Stalling on Electric Cars

Air Date: Week of

By 1998, two percent of the cars on the roads of California, New York and Massachusetts are supposed to be electrically powered, but will they be? Opposition from the auto industry is mounting as the deadline approaches, and there are signs that the Massachusetts governor is waffling. Matt Binder reports on the shifting politics of electric car mandates.


CURWOOD: This is Living on Earth. I'm Steve Curwood. In just a little more than 2 years many of us are supposed to be able to buy an electric car from a major car maker. California was the first state to order it 5 years ago as part of its campaign to fight its legendary smog. And since then, several other states in the congested Northeast have gone along. But GM, Ford, and Chrysler have fought hard against the electric vehicle rules. And recently, the political winds have begun shifting in their favor. Detroit's most recent victory has come in Massachusetts, where Governor William Weld is backing away from an electric car mandate; and New York may be next. But the most important battleground is California, the largest auto market in North America. As Matt Binder reports, Detroit is turning up the heat, but so far California Governor Pete Wilson and his regulators are refusing to wilt.

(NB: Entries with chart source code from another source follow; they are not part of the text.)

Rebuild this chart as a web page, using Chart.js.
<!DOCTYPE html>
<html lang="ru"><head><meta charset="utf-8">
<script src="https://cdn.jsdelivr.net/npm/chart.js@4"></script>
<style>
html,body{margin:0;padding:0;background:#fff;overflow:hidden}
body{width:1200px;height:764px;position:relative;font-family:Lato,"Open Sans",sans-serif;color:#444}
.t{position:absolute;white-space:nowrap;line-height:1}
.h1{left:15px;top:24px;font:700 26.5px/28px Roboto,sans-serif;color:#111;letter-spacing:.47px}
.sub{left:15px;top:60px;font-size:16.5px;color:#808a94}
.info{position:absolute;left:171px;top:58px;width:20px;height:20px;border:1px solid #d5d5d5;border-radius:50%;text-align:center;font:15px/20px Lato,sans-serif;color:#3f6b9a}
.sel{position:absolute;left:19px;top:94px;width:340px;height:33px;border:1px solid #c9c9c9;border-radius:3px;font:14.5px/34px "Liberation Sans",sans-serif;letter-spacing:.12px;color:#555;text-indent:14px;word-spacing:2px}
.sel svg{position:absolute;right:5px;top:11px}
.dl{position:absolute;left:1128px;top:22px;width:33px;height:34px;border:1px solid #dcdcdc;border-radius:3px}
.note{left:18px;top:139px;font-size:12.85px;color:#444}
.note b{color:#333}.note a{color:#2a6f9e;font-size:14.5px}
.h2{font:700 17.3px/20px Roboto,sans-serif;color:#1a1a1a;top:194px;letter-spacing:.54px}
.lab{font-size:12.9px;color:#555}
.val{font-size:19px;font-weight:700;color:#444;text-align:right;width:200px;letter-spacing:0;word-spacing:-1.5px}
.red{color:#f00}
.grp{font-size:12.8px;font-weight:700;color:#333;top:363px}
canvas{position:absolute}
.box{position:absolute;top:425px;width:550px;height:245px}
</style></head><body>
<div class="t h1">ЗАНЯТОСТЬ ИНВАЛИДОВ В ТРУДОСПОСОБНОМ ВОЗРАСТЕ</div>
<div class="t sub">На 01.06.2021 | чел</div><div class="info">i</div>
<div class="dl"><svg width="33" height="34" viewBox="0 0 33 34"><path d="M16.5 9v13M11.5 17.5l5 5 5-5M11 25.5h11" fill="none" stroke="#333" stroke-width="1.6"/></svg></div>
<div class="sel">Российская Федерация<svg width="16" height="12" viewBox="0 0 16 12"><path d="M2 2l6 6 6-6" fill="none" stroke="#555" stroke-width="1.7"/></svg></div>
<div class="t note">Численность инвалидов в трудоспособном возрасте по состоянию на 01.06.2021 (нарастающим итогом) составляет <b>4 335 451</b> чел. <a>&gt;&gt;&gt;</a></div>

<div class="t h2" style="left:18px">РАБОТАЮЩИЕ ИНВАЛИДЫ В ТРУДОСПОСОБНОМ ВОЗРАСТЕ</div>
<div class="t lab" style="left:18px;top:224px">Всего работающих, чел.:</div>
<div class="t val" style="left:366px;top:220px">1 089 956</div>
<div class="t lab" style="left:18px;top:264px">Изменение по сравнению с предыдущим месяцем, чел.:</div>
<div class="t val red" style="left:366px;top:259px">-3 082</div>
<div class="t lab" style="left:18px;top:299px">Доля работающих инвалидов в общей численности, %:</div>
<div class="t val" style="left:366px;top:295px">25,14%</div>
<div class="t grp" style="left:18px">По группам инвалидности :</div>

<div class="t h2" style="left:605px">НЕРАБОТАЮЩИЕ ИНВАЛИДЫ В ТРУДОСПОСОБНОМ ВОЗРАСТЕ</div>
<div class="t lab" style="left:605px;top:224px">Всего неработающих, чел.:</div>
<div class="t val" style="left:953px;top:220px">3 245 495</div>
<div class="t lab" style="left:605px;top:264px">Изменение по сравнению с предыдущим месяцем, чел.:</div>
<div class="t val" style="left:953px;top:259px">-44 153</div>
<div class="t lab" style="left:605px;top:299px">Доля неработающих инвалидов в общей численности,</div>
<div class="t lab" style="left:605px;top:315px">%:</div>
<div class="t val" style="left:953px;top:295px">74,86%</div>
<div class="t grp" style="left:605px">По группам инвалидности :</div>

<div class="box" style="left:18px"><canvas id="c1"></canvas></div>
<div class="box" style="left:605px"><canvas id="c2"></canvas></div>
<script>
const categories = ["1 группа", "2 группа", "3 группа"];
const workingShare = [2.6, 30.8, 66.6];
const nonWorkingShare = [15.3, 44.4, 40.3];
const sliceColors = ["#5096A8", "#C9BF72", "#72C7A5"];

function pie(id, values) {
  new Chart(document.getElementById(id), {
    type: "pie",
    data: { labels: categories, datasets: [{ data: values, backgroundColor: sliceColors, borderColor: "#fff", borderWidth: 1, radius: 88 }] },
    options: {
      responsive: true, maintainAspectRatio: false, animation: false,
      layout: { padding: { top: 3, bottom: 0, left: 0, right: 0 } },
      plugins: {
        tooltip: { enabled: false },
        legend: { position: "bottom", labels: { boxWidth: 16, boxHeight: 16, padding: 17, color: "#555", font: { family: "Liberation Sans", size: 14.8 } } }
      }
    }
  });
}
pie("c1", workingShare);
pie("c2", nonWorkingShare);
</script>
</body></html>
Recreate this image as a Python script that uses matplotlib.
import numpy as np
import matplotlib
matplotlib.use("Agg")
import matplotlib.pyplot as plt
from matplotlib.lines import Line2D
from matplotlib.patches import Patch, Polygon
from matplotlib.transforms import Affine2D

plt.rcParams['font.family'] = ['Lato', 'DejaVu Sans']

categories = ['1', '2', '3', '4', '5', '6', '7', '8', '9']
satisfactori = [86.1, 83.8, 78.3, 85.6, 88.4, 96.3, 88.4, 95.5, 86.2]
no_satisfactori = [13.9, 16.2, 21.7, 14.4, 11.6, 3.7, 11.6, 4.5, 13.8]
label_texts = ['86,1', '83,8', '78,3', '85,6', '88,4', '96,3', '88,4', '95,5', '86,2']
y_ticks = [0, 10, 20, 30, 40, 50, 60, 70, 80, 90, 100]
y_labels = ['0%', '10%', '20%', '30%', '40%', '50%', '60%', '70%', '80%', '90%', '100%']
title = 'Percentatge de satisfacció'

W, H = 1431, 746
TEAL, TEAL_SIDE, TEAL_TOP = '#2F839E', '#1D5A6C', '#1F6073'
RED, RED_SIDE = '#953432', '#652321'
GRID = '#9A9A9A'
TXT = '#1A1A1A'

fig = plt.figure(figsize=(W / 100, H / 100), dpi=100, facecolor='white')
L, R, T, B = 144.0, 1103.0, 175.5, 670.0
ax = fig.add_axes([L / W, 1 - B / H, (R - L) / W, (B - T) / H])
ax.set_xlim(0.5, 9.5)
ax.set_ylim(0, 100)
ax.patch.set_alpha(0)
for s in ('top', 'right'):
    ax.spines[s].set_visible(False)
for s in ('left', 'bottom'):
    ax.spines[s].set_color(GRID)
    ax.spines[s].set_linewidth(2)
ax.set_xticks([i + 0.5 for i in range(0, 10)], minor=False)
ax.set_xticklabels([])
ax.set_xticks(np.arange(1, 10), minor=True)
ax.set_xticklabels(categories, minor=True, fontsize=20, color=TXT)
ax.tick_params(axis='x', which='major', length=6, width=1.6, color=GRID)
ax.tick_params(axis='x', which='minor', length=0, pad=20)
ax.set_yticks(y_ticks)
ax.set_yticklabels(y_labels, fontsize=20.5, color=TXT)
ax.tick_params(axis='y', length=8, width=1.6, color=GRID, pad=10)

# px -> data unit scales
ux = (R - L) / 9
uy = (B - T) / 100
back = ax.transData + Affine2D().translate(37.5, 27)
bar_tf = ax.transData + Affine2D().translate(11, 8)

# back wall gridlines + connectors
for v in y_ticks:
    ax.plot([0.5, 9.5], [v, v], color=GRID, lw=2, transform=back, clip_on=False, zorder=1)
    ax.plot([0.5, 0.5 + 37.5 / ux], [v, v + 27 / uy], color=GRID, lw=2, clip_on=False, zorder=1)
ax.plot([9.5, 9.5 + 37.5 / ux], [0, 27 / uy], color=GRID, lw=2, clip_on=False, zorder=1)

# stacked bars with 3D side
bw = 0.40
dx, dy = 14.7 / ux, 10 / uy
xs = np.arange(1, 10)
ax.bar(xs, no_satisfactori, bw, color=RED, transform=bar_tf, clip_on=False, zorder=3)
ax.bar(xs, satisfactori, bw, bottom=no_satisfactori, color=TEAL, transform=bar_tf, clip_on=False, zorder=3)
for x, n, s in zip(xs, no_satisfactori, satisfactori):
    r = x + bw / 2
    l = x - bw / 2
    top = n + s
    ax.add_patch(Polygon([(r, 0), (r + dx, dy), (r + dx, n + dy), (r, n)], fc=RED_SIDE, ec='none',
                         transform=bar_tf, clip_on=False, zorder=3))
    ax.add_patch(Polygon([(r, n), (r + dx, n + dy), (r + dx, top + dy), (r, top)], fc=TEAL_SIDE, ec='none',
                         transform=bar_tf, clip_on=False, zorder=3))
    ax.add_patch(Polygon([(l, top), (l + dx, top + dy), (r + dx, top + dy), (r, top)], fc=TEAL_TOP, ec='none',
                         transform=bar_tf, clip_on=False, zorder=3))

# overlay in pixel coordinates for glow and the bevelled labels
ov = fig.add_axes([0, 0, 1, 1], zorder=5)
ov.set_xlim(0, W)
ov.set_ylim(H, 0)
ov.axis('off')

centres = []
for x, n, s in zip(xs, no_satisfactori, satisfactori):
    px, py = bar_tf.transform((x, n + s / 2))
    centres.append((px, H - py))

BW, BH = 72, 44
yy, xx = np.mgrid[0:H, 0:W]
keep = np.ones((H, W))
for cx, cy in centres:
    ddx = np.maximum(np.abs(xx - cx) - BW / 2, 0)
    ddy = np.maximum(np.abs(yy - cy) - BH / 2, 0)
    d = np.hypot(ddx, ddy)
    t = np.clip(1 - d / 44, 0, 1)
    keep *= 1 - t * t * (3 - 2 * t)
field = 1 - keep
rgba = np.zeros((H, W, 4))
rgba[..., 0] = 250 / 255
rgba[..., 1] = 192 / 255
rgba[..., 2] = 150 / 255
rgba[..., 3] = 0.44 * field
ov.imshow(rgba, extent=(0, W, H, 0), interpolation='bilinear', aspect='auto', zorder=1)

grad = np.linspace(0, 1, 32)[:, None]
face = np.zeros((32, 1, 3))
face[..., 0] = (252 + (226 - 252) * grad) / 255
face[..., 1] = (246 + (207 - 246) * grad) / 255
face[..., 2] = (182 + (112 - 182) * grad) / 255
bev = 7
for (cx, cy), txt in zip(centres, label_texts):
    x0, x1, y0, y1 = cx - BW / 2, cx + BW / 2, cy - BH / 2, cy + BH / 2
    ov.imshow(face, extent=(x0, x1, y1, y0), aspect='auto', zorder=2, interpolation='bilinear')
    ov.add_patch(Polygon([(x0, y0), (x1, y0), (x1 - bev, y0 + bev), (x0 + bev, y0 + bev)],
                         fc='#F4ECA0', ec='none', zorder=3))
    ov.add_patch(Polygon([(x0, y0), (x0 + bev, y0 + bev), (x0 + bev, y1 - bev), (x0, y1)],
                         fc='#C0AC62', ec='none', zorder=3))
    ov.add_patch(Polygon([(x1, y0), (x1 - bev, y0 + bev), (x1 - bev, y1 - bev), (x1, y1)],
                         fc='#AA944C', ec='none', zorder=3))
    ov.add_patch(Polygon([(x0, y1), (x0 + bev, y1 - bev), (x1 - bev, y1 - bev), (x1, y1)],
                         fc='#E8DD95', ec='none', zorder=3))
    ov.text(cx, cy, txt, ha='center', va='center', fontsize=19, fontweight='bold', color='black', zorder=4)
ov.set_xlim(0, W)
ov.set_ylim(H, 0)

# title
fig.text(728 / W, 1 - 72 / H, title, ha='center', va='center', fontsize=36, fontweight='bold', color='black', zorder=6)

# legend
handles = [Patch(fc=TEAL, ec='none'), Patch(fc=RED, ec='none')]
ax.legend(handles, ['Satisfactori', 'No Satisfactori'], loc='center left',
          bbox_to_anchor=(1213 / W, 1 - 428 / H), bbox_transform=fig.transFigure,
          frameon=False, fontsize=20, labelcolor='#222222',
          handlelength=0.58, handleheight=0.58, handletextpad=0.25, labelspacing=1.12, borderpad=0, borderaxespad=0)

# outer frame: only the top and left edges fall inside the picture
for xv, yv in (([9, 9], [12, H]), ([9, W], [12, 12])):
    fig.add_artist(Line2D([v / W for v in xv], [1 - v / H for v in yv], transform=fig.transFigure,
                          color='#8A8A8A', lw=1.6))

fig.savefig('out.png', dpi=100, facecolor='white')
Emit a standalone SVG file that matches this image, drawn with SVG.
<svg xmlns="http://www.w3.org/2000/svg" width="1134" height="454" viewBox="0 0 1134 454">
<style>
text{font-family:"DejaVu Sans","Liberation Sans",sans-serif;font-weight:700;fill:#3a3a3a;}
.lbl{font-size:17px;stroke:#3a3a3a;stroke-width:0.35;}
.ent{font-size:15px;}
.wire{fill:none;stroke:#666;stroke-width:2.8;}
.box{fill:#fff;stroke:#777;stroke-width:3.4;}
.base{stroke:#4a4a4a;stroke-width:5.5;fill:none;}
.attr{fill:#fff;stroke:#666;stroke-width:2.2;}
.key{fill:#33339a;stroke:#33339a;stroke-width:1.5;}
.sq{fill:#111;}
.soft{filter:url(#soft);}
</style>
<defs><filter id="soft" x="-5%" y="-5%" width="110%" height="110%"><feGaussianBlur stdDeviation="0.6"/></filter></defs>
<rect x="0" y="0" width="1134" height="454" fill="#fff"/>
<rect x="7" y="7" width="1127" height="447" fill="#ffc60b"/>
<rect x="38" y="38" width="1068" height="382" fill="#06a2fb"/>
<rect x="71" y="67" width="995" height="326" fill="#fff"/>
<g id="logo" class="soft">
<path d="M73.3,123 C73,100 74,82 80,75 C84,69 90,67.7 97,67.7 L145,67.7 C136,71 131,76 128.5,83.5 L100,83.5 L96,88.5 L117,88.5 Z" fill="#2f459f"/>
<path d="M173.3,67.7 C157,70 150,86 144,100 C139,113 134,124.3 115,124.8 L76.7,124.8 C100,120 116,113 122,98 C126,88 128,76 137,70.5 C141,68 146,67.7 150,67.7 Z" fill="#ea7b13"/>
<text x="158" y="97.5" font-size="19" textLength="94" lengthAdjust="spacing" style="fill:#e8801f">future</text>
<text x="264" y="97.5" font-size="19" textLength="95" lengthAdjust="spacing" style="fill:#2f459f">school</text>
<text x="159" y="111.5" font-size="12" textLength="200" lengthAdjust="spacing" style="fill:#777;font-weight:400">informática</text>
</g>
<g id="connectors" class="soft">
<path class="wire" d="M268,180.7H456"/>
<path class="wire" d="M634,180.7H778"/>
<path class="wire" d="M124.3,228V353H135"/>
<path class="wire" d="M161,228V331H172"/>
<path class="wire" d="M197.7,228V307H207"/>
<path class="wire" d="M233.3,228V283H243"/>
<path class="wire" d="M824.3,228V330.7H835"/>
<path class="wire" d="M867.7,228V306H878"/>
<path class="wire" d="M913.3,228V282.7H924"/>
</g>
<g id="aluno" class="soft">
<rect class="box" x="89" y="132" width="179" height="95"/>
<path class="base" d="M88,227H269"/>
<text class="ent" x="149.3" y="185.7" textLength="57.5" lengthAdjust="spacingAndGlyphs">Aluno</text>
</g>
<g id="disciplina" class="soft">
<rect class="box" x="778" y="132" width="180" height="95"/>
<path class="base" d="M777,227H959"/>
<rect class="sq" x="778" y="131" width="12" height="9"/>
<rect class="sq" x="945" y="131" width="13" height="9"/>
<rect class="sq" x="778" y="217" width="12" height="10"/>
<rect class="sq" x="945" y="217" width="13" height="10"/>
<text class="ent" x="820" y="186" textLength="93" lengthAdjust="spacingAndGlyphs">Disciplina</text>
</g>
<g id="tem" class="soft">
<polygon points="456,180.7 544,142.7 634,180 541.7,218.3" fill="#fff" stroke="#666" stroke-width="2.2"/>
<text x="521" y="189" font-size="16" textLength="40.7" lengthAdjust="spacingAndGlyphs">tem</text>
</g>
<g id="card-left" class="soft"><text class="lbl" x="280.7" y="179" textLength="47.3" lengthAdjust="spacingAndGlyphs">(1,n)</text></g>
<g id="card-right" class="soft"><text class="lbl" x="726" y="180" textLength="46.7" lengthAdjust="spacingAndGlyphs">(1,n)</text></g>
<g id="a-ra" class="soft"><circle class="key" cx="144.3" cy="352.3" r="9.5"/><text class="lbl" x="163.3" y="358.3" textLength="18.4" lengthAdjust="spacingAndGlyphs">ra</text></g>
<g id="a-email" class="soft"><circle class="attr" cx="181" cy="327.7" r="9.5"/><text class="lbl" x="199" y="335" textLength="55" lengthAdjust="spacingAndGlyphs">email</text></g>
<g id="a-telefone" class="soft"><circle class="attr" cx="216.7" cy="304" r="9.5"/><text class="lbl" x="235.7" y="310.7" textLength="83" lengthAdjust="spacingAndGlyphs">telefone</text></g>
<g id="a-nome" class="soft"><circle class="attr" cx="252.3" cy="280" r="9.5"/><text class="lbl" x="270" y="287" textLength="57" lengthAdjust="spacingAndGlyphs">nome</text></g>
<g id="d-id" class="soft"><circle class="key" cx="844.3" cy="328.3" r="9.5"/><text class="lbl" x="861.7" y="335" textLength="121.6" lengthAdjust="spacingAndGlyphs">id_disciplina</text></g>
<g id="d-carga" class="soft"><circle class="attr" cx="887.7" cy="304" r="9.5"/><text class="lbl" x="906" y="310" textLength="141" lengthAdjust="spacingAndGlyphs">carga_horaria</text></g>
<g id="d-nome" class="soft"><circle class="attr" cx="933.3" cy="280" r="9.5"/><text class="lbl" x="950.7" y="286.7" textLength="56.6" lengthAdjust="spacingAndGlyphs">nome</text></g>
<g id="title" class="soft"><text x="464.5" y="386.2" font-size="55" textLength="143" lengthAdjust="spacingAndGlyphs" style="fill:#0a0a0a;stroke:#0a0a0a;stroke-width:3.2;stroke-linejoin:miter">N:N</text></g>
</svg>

BINDER: Auto manufacturers are planning what they're calling a public education campaign to show residents of California and New York how the electric vehicle mandates will be a burden on car buyers. Jerry Espar is a spokesman for the American Automobile Manufacturing Association.

ESPAR: Right now, battery technology is not sufficient to allow manufacturers to produce a vehicle that consumers would want, or to do so at a cost that consumers could afford. And so in order to meet that market mandate, manufacturers will have to probably give away those vehicles or sell them at greatly below the cost to produce them. And in order to do that, then, they'll have to raise the cost of all the other vehicles that consumers want.

BINDER: Espar says the November elections showed that voters don't like this kind of government interference in the free market. He calls the electric vehicle regulations unfunded mandates. But Jerry Martin, spokesman for the California Air Resources Board, the agency that originally adopted the mandate, says the Board members and their boss, Republican Governor and presidential candidate Pete Wilson, are all still fully behind the 1998 deadline. Part of the reason for Wilson's support, Martin says, is because Detroit's reluctance to develop mass-market electric vehicles has opened the door to a possible huge new electric automobile industry centered in California.

MARTIN: This is an industry that is growing in California, providing a lot of high-paying engineering and technical jobs for California, and no, the Board has not made any indication that they intend on changing that rule.

BINDER: Technical problems with batteries and other components have proven to be solvable according to Martin and those involved in the electric car industry. Mike Gage is the President of Calstart, a consortium of electric vehicle developers, electric utilities, and environmental groups.

GAGE: They've made all the same arguments that they're now making about electric cars about catalytic converters, about seat belts, and about air bags in cars: that they're too expensive, that they don't work, that they won't be able to sell cars in California if those things continue, and so on and so forth ad nauseam, for decades. And they've been wrong every time.

BINDER: The American Automobile Manufacturing Association says it has not yet decided the details of its upcoming multi-million-dollar ad campaign, and is currently conducting a search for a public relations firm to handle it. For Living on Earth, I'm Matt Binder in San Francisco.